Когда скоропомощной год подходил к концу, Журкин-старший скоропостижно скончался. Все гостеприимно распахнутые двери тут же захлопнулись и Журкин остался работать на «скорой». Он сильно переживал по поводу того, как его «прокатили» с работой на кафедре и в больнице. Переживания привели к серьезным изменениям в психике. Добрый рубаха-парень превратился в агрессивного мизантропа, который ненавидел стационарных и поликлинических врачей, а уж кафедральным сотрудникам был готов печень выгрызть. В понимании Журкина настоящие врачи были только на «скорой» поэтому-то он здесь и работал, а не потому что его никуда больше не брали.

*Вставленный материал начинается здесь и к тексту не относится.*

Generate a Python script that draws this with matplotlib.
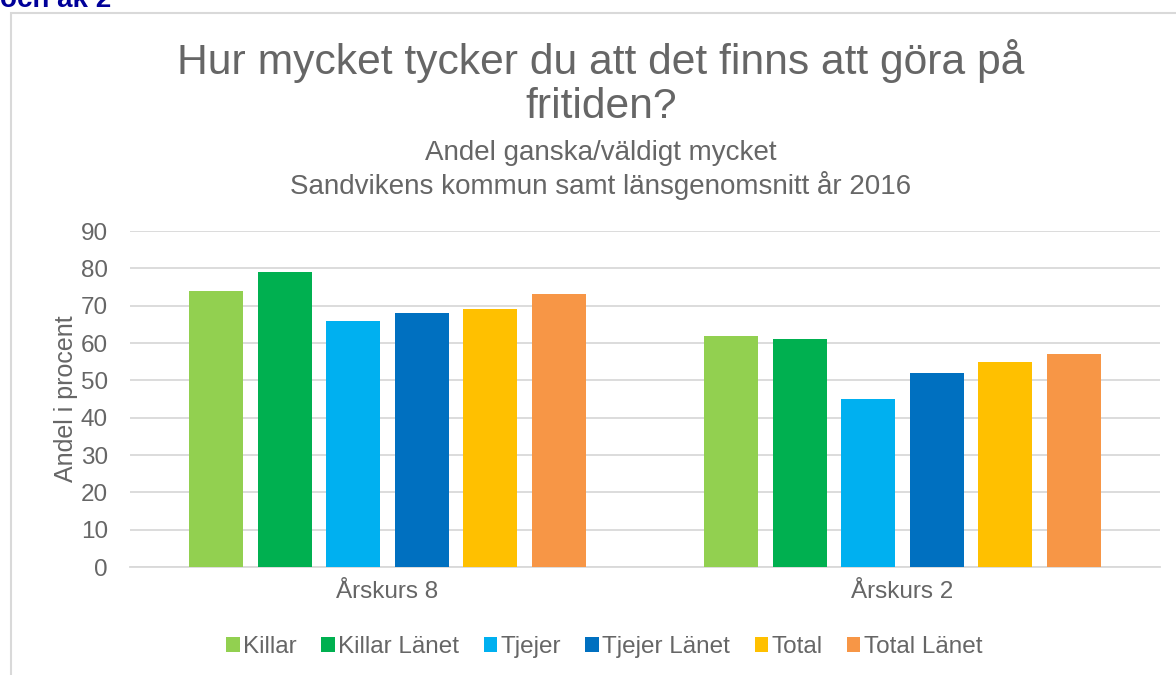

Сдавая пациентов в стационары, Журкин вел себя так, что больничный персонал ему слово поперек боялся сказать. Мог запросто обложить семиэтажным матом, мог констатировать умственную неполноценность или, скажем, проехаться по национальности. В борьбе все средства хороши, не так ли?
— Да вы не доктор, а фашист! — сказала однажды рыдающая врач приемного покоя, которой Журкин доходчиво объяснил, что с ее куриными мозгами сподручнее улицы мести, нежели чужое место в больнице занимать.